I disagree that my thinking is “dangerous.” I understand the complexities of the Jewish political situation and the history of the Diaspora. And yes, my statement was overly broad—I don’t think that’s “dangerous” though.

The fact that there are many different ways of practicing Judaism today doesn’t preclude rebuilding the Temple. There were also many ways of practicing Judaism during late antiquity, before the Second Temple was destroyed. Compare the Essenes to the Pharisees to Romanized Jews like Josephus.

If you actually read the Old Testament (specifically, Leviticus) animal sacrifice is incredibly important to the religion and is a central preoccupation of Yahweh. I find it hard to believe that—broadly speaking—Judaism post 70 A.D. lost interest in animal sacrifice merely because of internal theological reasons and a lack of a Temple. It’s hard to believe that the broader cultural move away from animal sacrifice (largely popularized by Christianity’s hegemony) had nothing to do with it, or that the almost modern view that animal sacrifice is “barbaric” today has nothing to do with it either.

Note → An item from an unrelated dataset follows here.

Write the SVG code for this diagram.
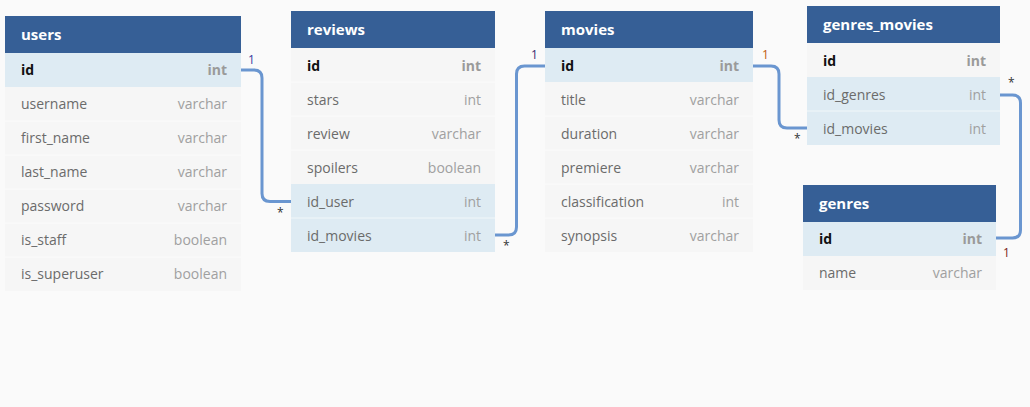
<svg xmlns="http://www.w3.org/2000/svg" width="1030" height="407" viewBox="0 0 1030 407">
<style>
.bg{fill:#fafafa}
.hd{fill:#365f96}
.row{fill:#f6f6f6}
.hl{fill:#deebf3}
.sep{stroke:#ffffff;stroke-width:1;opacity:0.6}
.ht{font-family:"Open Sans","Noto Sans",sans-serif;font-size:15px;font-weight:bold;fill:#ffffff}
.fn{font-family:"Open Sans","Noto Sans",sans-serif;font-size:14px;fill:#6b6b6b}
.ft{font-family:"Open Sans","Noto Sans",sans-serif;font-size:14px;fill:#a0a0a0;text-anchor:end}
.pk{font-weight:bold;fill:#111111}
.pkt{font-weight:bold;fill:#9a9a9a}
.con{fill:none;stroke:#6a96d0;stroke-width:3}
.lb{font-family:"Open Sans","Noto Sans",sans-serif;font-size:12px}
</style>
<rect class="bg" x="0" y="0" width="1030" height="407"/>

<g id="connectors">
<path class="con" d="M241,70 H254 Q262,70 262,78 V193.5 Q262,201.5 270,201.5 H291"/>
<text class="lb" x="248" y="64" fill="#3a3aa0">1</text>
<text class="lb" x="277" y="217" fill="#333333">*</text>
<path class="con" d="M495,235 H508.5 Q516.5,235 516.5,227 V74 Q516.5,66 524.5,66 H545"/>
<text class="lb" x="531" y="59" fill="#3a2a70">1</text>
<text class="lb" x="503" y="250" fill="#333333">*</text>
<path class="con" d="M753,66 H771 Q779,66 779,74 V120 Q779,128 787,128 H807"/>
<text class="lb" x="762" y="59" fill="#c05a10">1</text>
<text class="lb" x="794" y="143" fill="#333333">*</text>
<path class="con" d="M1000,95 H1012.5 Q1020.5,95 1020.5,103 V230 Q1020.5,238 1012.5,238 H996"/>
<text class="lb" x="1008" y="87" fill="#333333">*</text>
<text class="lb" x="1003" y="257" fill="#7a1a1a">1</text>
</g>

<g id="users">
<rect class="hd" x="5" y="16" width="236" height="37"/>
<text class="ht" x="21" y="40">users</text>
<rect class="hl" x="5" y="53" width="236" height="34"/>
<rect class="row" x="5" y="87" width="236" height="204"/>
<line class="sep" x1="5" y1="121" x2="241" y2="121"/>
<line class="sep" x1="5" y1="155" x2="241" y2="155"/>
<line class="sep" x1="5" y1="189" x2="241" y2="189"/>
<line class="sep" x1="5" y1="223" x2="241" y2="223"/>
<line class="sep" x1="5" y1="257" x2="241" y2="257"/>
<text class="fn pk" x="21" y="75">id</text><text class="ft pkt" x="227" y="75">int</text>
<text class="fn" x="21" y="109">username</text><text class="ft" x="227" y="109">varchar</text>
<text class="fn" x="21" y="143">first_name</text><text class="ft" x="227" y="143">varchar</text>
<text class="fn" x="21" y="177">last_name</text><text class="ft" x="227" y="177">varchar</text>
<text class="fn" x="21" y="211">password</text><text class="ft" x="227" y="211">varchar</text>
<text class="fn" x="21" y="245">is_staff</text><text class="ft" x="227" y="245">boolean</text>
<text class="fn" x="21" y="279">is_superuser</text><text class="ft" x="227" y="279">boolean</text>
</g>

<g id="reviews">
<rect class="hd" x="291" y="11" width="204" height="37"/>
<text class="ht" x="307" y="35">reviews</text>
<rect class="row" x="291" y="48" width="204" height="136"/>
<rect class="hl" x="291" y="184" width="204" height="68"/>
<line class="sep" x1="291" y1="82" x2="495" y2="82"/>
<line class="sep" x1="291" y1="116" x2="495" y2="116"/>
<line class="sep" x1="291" y1="150" x2="495" y2="150"/>
<line class="sep" x1="291" y1="218" x2="495" y2="218"/>
<text class="fn pk" x="307" y="71">id</text><text class="ft pkt" x="481" y="71">int</text>
<text class="fn" x="307" y="105">stars</text><text class="ft" x="481" y="105">int</text>
<text class="fn" x="307" y="139">review</text><text class="ft" x="481" y="139">varchar</text>
<text class="fn" x="307" y="173">spoilers</text><text class="ft" x="481" y="173">boolean</text>
<text class="fn" x="307" y="207">id_user</text><text class="ft" x="481" y="207">int</text>
<text class="fn" x="307" y="241">id_movies</text><text class="ft" x="481" y="241">int</text>
</g>

<g id="movies">
<rect class="hd" x="545" y="11" width="208" height="37"/>
<text class="ht" x="561" y="35">movies</text>
<rect class="hl" x="545" y="48" width="208" height="34"/>
<rect class="row" x="545" y="82" width="208" height="170"/>
<line class="sep" x1="545" y1="116" x2="753" y2="116"/>
<line class="sep" x1="545" y1="150" x2="753" y2="150"/>
<line class="sep" x1="545" y1="184" x2="753" y2="184"/>
<line class="sep" x1="545" y1="218" x2="753" y2="218"/>
<text class="fn pk" x="561" y="71">id</text><text class="ft pkt" x="739" y="71">int</text>
<text class="fn" x="561" y="105">title</text><text class="ft" x="739" y="105">varchar</text>
<text class="fn" x="561" y="139">duration</text><text class="ft" x="739" y="139">varchar</text>
<text class="fn" x="561" y="173">premiere</text><text class="ft" x="739" y="173">varchar</text>
<text class="fn" x="561" y="207">classification</text><text class="ft" x="739" y="207">int</text>
<text class="fn" x="561" y="241">synopsis</text><text class="ft" x="739" y="241">varchar</text>
</g>

<g id="genres_movies">
<rect class="hd" x="807" y="6" width="193" height="37"/>
<text class="ht" x="823" y="30">genres_movies</text>
<rect class="row" x="807" y="43" width="193" height="34"/>
<rect class="hl" x="807" y="77" width="193" height="68"/>
<line class="sep" x1="807" y1="111" x2="1000" y2="111"/>
<text class="fn pk" x="823" y="66">id</text><text class="ft pkt" x="986" y="66">int</text>
<text class="fn" x="823" y="100">id_genres</text><text class="ft" x="986" y="100">int</text>
<text class="fn" x="823" y="134">id_movies</text><text class="ft" x="986" y="134">int</text>
</g>

<g id="genres">
<rect class="hd" x="803" y="185" width="193" height="37"/>
<text class="ht" x="819" y="209">genres</text>
<rect class="hl" x="803" y="222" width="193" height="34"/>
<rect class="row" x="803" y="256" width="193" height="34"/>
<text class="fn pk" x="819" y="244">id</text><text class="ft pkt" x="982" y="244">int</text>
<text class="fn" x="819" y="278">name</text><text class="ft" x="982" y="278">varchar</text>
</g>
</svg>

And just to be clear, I think animal sacrifice gets a lot worse of a rap than it deserves today. I think it’s a bit silly that people think animal sacrifice is barbaric when they buy food from factory farms. But that’s modern culture, and I think it’s naive to deny that it has a lot to do with why Jews don’t sacrifice anymore.

fireside's avatar

I really doubt that there was much of a Christian hegemony by 70 A.D.

Qingu's avatar

Um. I was talking about the Christian hegemony long after the Temple’s destruction.

Stanley's avatar

For the same reason that Fundamentalist Christianity has rejected the so-called prohibition of homosexuality in the Bible and has openly accepted gays into their midst.